Due to some relatively small battery pack sizes, Kraig and I decided we would take a slightly different route, and Richard went along with too. There was a “chase vehicle” available, with a trailer, in case of any break-downs, which we decided we did NOT need to follow us. Kraig would be leaving directly from the Motorcycle Hall of Fame ( which was the destination/break of the race, followed by a return to the start.) If I decided I was running low on juice, I could always plug in somewhere. My Vectrix may not have a battery as big as a Zero, it at least it’s proven to be reliable!

I was planning on leaving my cycle at the Motorcycle Hall of Fame, (assuming I even made it there in the first place) and then just come and get it with my truck when I was leaving after the event.

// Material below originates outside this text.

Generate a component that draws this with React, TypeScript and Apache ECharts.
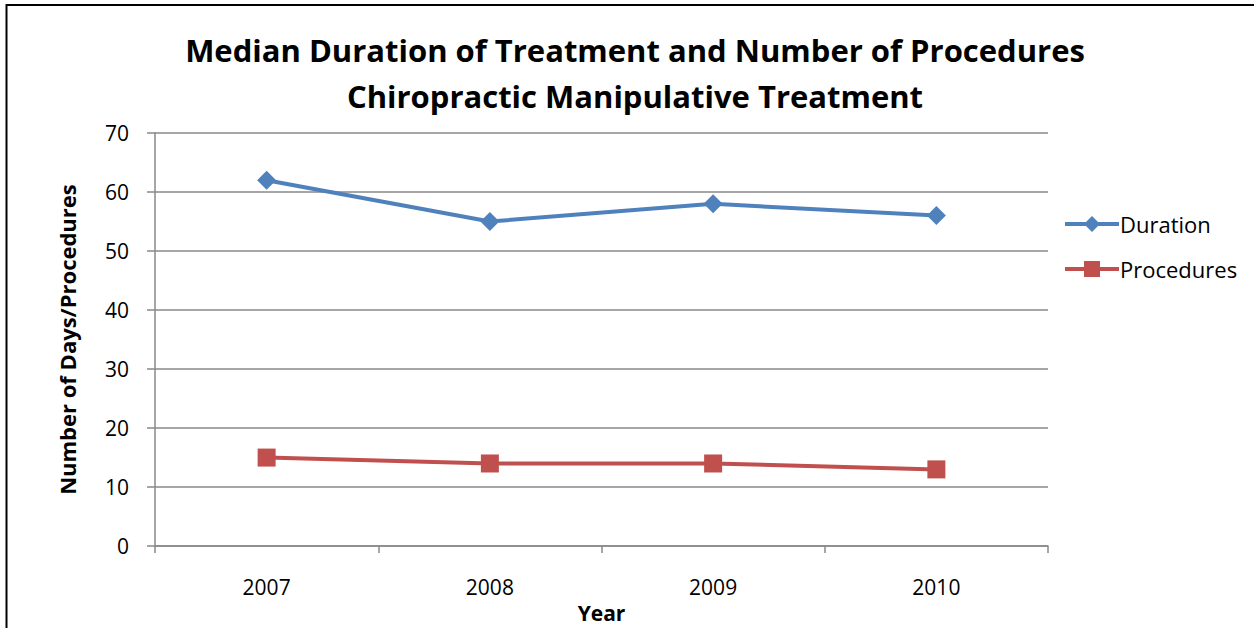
import React, { useEffect, useRef } from "react";
import * as echarts from "echarts";

const categories = ["2007", "2008", "2009", "2010"];
const durationValues = [62, 55, 58, 56];
const procedureValues = [15, 14, 14, 13];
const titleLines = ["Median Duration of Treatment and Number of Procedures", "Chiropractic Manipulative Treatment"];

const FONT = "'Open Sans', 'Noto Sans', sans-serif";

export default function App() {
  const ref = useRef<HTMLDivElement>(null);
  useEffect(() => {
    document.body.style.margin = "0";
    const chart = echarts.init(ref.current!, null, { renderer: "svg" });
    chart.setOption({
      animation: false,
      backgroundColor: "#ffffff",
      title: {
        text: titleLines.join("\n"),
        left: 630,
        textAlign: "center",
        top: 22,
        textStyle: { fontFamily: FONT, fontWeight: "bold", fontSize: 31, lineHeight: 46, color: "#000" },
      },
      graphic: [
        {
          type: "rect",
          shape: { x: 6.5, y: 5, width: 1260, height: 640 },
          style: { fill: "none", stroke: "#000", lineWidth: 2 },
          silent: true,
        },
      ],
      legend: {
        orient: "vertical",
        left: 1058,
        top: 208,
        itemWidth: 54,
        itemHeight: 20,
        itemGap: 23,
        lineStyle: { width: 4 },
        textStyle: { fontFamily: FONT, fontSize: 22, color: "#000", padding: [0, 0, 0, -4] },
        data: ["Duration", "Procedures"],
      },
      grid: { left: 155, right: 206, top: 133, bottom: 74, containLabel: false },
      xAxis: {
        type: "category",
        data: categories,
        boundaryGap: true,
        name: "Year",
        nameLocation: "middle",
        nameGap: 48,
        nameTextStyle: { fontFamily: FONT, fontWeight: "bold", fontSize: 21, color: "#000" },
        axisLine: { lineStyle: { color: "#888", width: 1.5 } },
        axisTick: { show: true, length: 7, lineStyle: { color: "#888", width: 1.5 } },
        axisLabel: { fontFamily: FONT, fontSize: 21, color: "#000", margin: 30 },
      },
      yAxis: {
        type: "value",
        min: 0,
        max: 70,
        interval: 10,
        name: "Number of Days/Procedures",
        nameLocation: "middle",
        nameGap: 77,
        nameRotate: 90,
        nameTextStyle: { fontFamily: FONT, fontWeight: "bold", fontSize: 22, color: "#000" },
        axisLine: { show: true, lineStyle: { color: "#888", width: 1.5 } },
        axisTick: { show: true, length: 8, lineStyle: { color: "#888", width: 1.5 } },
        axisLabel: { fontFamily: FONT, fontSize: 21, color: "#000", margin: 26 },
        splitLine: { lineStyle: { color: "#888", width: 1.5 } },
      },
      series: [
        {
          name: "Duration",
          type: "line",
          data: durationValues,
          symbol: "diamond",
          symbolSize: 19,
          itemStyle: { color: "#4F81BD" },
          lineStyle: { color: "#4F81BD", width: 4 },
        },
        {
          name: "Procedures",
          type: "line",
          data: procedureValues,
          symbol: "rect",
          symbolSize: 18,
          itemStyle: { color: "#C0504D" },
          lineStyle: { color: "#C0504D", width: 4 },
        },
      ],
    });
    return () => chart.dispose();
  }, []);
  return <div ref={ref} style={{ position: "absolute", left: 0, top: 0, width: 1254, height: 628 }} />;
}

After a photo opportunity (and strapping a GoPro to my helmet) we all took off, with the electric group peeling off right away. The roads in the area were very nice. Good country roads, pleasant for zipping around on. The only exception was a single stretch of road, which was more potholes than pavement for half a mile! The weather wasn’t ideal, it was raining slightly when we left. Of course, I was the most amateur of anyone there. Many guys had full rain gear or leathers. At least I finally got myself a real motorcycle jacket! Fortunately, it never rained too hard, although the weather definitely affected our fuel economy. Later on, the weather cleared up, and it was pretty nice.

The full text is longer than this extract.